### What is required
Return the material word for word. Do not include the pictures.
[Start Data lines]
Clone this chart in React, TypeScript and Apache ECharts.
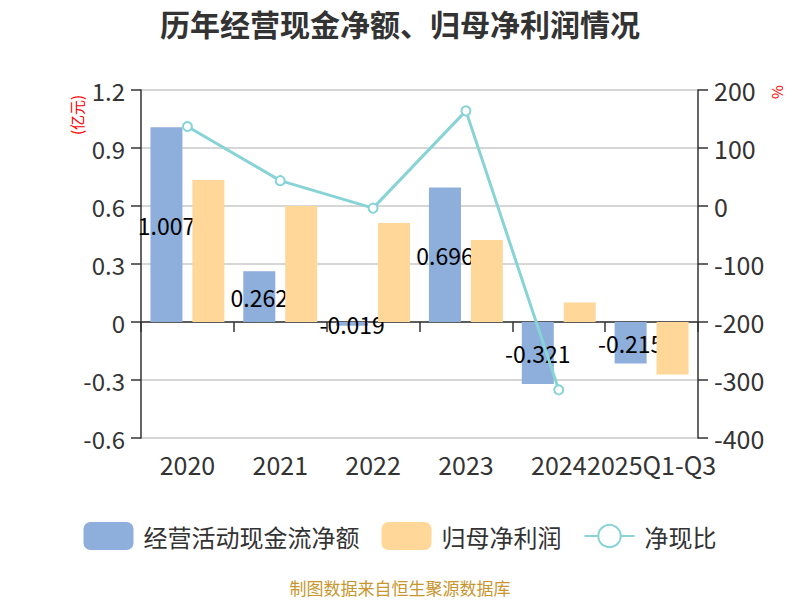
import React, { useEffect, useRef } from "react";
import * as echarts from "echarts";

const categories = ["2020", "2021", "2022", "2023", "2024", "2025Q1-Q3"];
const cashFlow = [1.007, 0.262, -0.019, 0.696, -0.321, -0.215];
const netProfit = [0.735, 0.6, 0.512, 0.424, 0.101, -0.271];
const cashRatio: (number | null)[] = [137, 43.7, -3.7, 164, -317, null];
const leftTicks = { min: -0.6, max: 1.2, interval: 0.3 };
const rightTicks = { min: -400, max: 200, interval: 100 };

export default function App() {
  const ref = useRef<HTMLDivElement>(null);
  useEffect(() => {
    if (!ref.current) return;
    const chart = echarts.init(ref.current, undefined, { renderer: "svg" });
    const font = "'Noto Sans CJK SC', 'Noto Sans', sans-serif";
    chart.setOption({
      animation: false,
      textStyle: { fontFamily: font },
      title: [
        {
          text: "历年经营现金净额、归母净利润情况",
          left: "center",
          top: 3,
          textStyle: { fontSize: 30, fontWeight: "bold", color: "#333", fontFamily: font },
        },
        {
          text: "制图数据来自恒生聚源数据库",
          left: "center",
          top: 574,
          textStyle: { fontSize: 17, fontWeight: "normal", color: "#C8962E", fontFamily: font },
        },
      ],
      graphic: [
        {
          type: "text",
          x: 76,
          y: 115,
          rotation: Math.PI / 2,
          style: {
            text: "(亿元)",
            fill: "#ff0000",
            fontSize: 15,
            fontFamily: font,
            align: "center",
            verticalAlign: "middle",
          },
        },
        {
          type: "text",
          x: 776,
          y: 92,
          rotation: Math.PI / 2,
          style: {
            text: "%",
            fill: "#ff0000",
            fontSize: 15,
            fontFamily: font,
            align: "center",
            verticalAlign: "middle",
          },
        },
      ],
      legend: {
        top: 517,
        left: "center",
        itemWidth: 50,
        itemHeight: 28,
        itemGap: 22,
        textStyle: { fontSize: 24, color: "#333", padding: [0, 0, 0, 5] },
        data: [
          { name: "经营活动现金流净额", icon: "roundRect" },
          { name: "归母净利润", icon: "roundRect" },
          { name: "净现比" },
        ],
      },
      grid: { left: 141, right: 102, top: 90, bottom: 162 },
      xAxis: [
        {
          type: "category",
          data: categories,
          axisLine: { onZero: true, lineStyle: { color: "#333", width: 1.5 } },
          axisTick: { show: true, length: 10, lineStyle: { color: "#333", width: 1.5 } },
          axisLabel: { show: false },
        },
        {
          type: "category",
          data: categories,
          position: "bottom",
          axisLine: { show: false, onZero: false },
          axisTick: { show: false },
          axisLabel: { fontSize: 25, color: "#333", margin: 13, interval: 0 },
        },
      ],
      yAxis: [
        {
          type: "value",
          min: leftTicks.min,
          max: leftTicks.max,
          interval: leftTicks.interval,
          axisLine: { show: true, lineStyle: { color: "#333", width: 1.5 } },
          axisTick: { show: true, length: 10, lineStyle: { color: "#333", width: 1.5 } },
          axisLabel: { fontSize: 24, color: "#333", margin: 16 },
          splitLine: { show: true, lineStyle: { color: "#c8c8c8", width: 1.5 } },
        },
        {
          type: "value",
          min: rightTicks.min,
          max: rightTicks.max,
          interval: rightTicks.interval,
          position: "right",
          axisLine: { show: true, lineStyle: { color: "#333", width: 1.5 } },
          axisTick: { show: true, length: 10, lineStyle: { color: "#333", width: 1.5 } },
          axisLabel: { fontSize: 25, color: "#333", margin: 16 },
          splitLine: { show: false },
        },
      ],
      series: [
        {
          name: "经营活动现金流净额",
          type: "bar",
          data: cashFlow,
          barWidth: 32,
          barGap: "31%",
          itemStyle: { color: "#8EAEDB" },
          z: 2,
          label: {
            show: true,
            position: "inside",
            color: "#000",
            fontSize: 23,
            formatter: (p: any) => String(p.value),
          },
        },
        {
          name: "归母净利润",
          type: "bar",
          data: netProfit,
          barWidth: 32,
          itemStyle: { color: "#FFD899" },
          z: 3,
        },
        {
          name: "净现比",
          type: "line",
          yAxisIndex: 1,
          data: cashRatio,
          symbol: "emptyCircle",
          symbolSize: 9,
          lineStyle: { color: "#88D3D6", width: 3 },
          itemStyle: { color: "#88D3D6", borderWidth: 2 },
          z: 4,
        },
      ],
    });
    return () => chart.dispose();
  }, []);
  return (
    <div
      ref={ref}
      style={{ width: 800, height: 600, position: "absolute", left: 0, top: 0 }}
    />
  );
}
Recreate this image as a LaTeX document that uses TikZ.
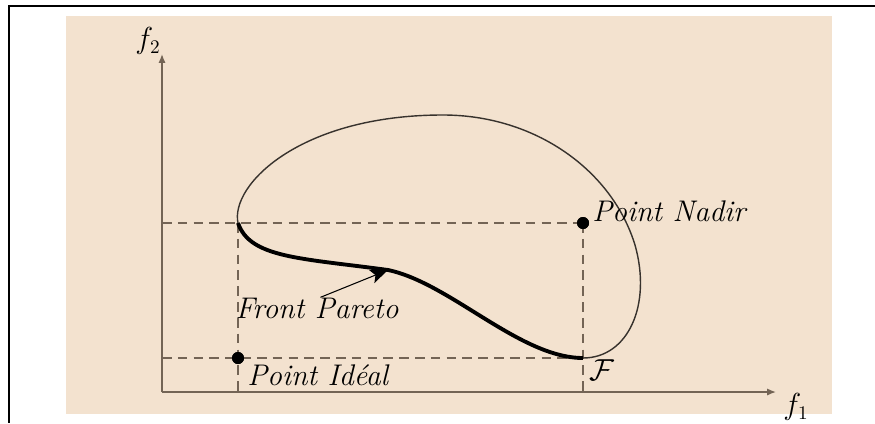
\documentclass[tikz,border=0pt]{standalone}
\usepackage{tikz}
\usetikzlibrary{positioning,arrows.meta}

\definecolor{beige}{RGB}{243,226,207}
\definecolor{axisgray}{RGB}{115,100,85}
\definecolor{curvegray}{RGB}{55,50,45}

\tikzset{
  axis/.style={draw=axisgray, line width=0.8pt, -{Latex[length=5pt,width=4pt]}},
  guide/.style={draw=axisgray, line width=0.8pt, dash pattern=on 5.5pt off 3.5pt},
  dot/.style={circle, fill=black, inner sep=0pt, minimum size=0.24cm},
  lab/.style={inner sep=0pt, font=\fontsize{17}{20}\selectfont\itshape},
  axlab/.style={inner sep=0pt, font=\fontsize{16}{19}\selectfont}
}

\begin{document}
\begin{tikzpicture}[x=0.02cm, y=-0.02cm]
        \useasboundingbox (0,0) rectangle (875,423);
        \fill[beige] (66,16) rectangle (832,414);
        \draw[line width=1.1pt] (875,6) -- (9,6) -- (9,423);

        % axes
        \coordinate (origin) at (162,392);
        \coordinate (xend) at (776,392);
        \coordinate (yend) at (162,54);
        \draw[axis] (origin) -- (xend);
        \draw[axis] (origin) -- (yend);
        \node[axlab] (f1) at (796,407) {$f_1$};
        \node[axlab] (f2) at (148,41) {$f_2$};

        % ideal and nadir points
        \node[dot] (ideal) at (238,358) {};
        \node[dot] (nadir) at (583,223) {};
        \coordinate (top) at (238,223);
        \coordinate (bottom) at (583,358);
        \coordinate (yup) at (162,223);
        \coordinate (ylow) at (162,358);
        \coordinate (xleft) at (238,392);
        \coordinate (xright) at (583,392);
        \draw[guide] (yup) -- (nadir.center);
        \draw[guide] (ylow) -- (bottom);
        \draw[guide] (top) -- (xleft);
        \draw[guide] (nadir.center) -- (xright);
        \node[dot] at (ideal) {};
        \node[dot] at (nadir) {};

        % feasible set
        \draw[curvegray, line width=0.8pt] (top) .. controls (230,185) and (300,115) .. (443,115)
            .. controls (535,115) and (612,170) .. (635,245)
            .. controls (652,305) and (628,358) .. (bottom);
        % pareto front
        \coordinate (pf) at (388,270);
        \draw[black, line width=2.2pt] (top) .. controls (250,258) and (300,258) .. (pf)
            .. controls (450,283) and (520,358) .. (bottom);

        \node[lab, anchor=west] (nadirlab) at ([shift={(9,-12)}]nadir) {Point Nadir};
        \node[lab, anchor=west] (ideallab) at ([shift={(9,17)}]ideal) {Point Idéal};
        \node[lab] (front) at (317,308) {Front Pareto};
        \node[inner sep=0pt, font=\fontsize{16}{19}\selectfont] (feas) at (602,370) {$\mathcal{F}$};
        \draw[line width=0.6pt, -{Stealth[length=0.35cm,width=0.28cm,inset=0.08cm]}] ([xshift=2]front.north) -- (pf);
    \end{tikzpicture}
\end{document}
[End Data lines]
### Task response
Clone this chart in React, TypeScript and Apache ECharts.
import React, { useEffect, useRef } from "react";
import * as echarts from "echarts";

const categories = ["2020", "2021", "2022", "2023", "2024", "2025Q1-Q3"];
const cashFlow = [1.007, 0.262, -0.019, 0.696, -0.321, -0.215];
const netProfit = [0.735, 0.6, 0.512, 0.424, 0.101, -0.271];
const cashRatio: (number | null)[] = [137, 43.7, -3.7, 164, -317, null];
const leftTicks = { min: -0.6, max: 1.2, interval: 0.3 };
const rightTicks = { min: -400, max: 200, interval: 100 };

export default function App() {
  const ref = useRef<HTMLDivElement>(null);
  useEffect(() => {
    if (!ref.current) return;
    const chart = echarts.init(ref.current, undefined, { renderer: "svg" });
    const font = "'Noto Sans CJK SC', 'Noto Sans', sans-serif";
    chart.setOption({
      animation: false,
      textStyle: { fontFamily: font },
      title: [
        {
          text: "历年经营现金净额、归母净利润情况",
          left: "center",
          top: 3,
          textStyle: { fontSize: 30, fontWeight: "bold", color: "#333", fontFamily: font },
        },
        {
          text: "制图数据来自恒生聚源数据库",
          left: "center",
          top: 574,
          textStyle: { fontSize: 17, fontWeight: "normal", color: "#C8962E", fontFamily: font },
        },
      ],
      graphic: [
        {
          type: "text",
          x: 76,
          y: 115,
          rotation: Math.PI / 2,
          style: {
            text: "(亿元)",
            fill: "#ff0000",
            fontSize: 15,
            fontFamily: font,
            align: "center",
            verticalAlign: "middle",
          },
        },
        {
          type: "text",
          x: 776,
          y: 92,
          rotation: Math.PI / 2,
          style: {
            text: "%",
            fill: "#ff0000",
            fontSize: 15,
            fontFamily: font,
            align: "center",
            verticalAlign: "middle",
          },
        },
      ],
      legend: {
        top: 517,
        left: "center",
        itemWidth: 50,
        itemHeight: 28,
        itemGap: 22,
        textStyle: { fontSize: 24, color: "#333", padding: [0, 0, 0, 5] },
        data: [
          { name: "经营活动现金流净额", icon: "roundRect" },
          { name: "归母净利润", icon: "roundRect" },
          { name: "净现比" },
        ],
      },
      grid: { left: 141, right: 102, top: 90, bottom: 162 },
      xAxis: [
        {
          type: "category",
          data: categories,
          axisLine: { onZero: true, lineStyle: { color: "#333", width: 1.5 } },
          axisTick: { show: true, length: 10, lineStyle: { color: "#333", width: 1.5 } },
          axisLabel: { show: false },
        },
        {
          type: "category",
          data: categories,
          position: "bottom",
          axisLine: { show: false, onZero: false },
          axisTick: { show: false },
          axisLabel: { fontSize: 25, color: "#333", margin: 13, interval: 0 },
        },
      ],
      yAxis: [
        {
          type: "value",
          min: leftTicks.min,
          max: leftTicks.max,
          interval: leftTicks.interval,
          axisLine: { show: true, lineStyle: { color: "#333", width: 1.5 } },
          axisTick: { show: true, length: 10, lineStyle: { color: "#333", width: 1.5 } },
          axisLabel: { fontSize: 24, color: "#333", margin: 16 },
          splitLine: { show: true, lineStyle: { color: "#c8c8c8", width: 1.5 } },
        },
        {
          type: "value",
          min: rightTicks.min,
          max: rightTicks.max,
          interval: rightTicks.interval,
          position: "right",
          axisLine: { show: true, lineStyle: { color: "#333", width: 1.5 } },
          axisTick: { show: true, length: 10, lineStyle: { color: "#333", width: 1.5 } },
          axisLabel: { fontSize: 25, color: "#333", margin: 16 },
          splitLine: { show: false },
        },
      ],
      series: [
        {
          name: "经营活动现金流净额",
          type: "bar",
          data: cashFlow,
          barWidth: 32,
          barGap: "31%",
          itemStyle: { color: "#8EAEDB" },
          z: 2,
          label: {
            show: true,
            position: "inside",
            color: "#000",
            fontSize: 23,
            formatter: (p: any) => String(p.value),
          },
        },
        {
          name: "归母净利润",
          type: "bar",
          data: netProfit,
          barWidth: 32,
          itemStyle: { color: "#FFD899" },
          z: 3,
        },
        {
          name: "净现比",
          type: "line",
          yAxisIndex: 1,
          data: cashRatio,
          symbol: "emptyCircle",
          symbolSize: 9,
          lineStyle: { color: "#88D3D6", width: 3 },
          itemStyle: { color: "#88D3D6", borderWidth: 2 },
          z: 4,
        },
      ],
    });
    return () => chart.dispose();
  }, []);
  return (
    <div
      ref={ref}
      style={{ width: 800, height: 600, position: "absolute", left: 0, top: 0 }}
    />
  );
}
Recreate this image as a LaTeX document that uses TikZ.
\documentclass[tikz,border=0pt]{standalone}
\usepackage{tikz}
\usetikzlibrary{positioning,arrows.meta}

\definecolor{beige}{RGB}{243,226,207}
\definecolor{axisgray}{RGB}{115,100,85}
\definecolor{curvegray}{RGB}{55,50,45}

\tikzset{
  axis/.style={draw=axisgray, line width=0.8pt, -{Latex[length=5pt,width=4pt]}},
  guide/.style={draw=axisgray, line width=0.8pt, dash pattern=on 5.5pt off 3.5pt},
  dot/.style={circle, fill=black, inner sep=0pt, minimum size=0.24cm},
  lab/.style={inner sep=0pt, font=\fontsize{17}{20}\selectfont\itshape},
  axlab/.style={inner sep=0pt, font=\fontsize{16}{19}\selectfont}
}

\begin{document}
\begin{tikzpicture}[x=0.02cm, y=-0.02cm]
        \useasboundingbox (0,0) rectangle (875,423);
        \fill[beige] (66,16) rectangle (832,414);
        \draw[line width=1.1pt] (875,6) -- (9,6) -- (9,423);

        % axes
        \coordinate (origin) at (162,392);
        \coordinate (xend) at (776,392);
        \coordinate (yend) at (162,54);
        \draw[axis] (origin) -- (xend);
        \draw[axis] (origin) -- (yend);
        \node[axlab] (f1) at (796,407) {$f_1$};
        \node[axlab] (f2) at (148,41) {$f_2$};

        % ideal and nadir points
        \node[dot] (ideal) at (238,358) {};
        \node[dot] (nadir) at (583,223) {};
        \coordinate (top) at (238,223);
        \coordinate (bottom) at (583,358);
        \coordinate (yup) at (162,223);
        \coordinate (ylow) at (162,358);
        \coordinate (xleft) at (238,392);
        \coordinate (xright) at (583,392);
        \draw[guide] (yup) -- (nadir.center);
        \draw[guide] (ylow) -- (bottom);
        \draw[guide] (top) -- (xleft);
        \draw[guide] (nadir.center) -- (xright);
        \node[dot] at (ideal) {};
        \node[dot] at (nadir) {};

        % feasible set
        \draw[curvegray, line width=0.8pt] (top) .. controls (230,185) and (300,115) .. (443,115)
            .. controls (535,115) and (612,170) .. (635,245)
            .. controls (652,305) and (628,358) .. (bottom);
        % pareto front
        \coordinate (pf) at (388,270);
        \draw[black, line width=2.2pt] (top) .. controls (250,258) and (300,258) .. (pf)
            .. controls (450,283) and (520,358) .. (bottom);

        \node[lab, anchor=west] (nadirlab) at ([shift={(9,-12)}]nadir) {Point Nadir};
        \node[lab, anchor=west] (ideallab) at ([shift={(9,17)}]ideal) {Point Idéal};
        \node[lab] (front) at (317,308) {Front Pareto};
        \node[inner sep=0pt, font=\fontsize{16}{19}\selectfont] (feas) at (602,370) {$\mathcal{F}$};
        \draw[line width=0.6pt, -{Stealth[length=0.35cm,width=0.28cm,inset=0.08cm]}] ([xshift=2]front.north) -- (pf);
    \end{tikzpicture}
\end{document}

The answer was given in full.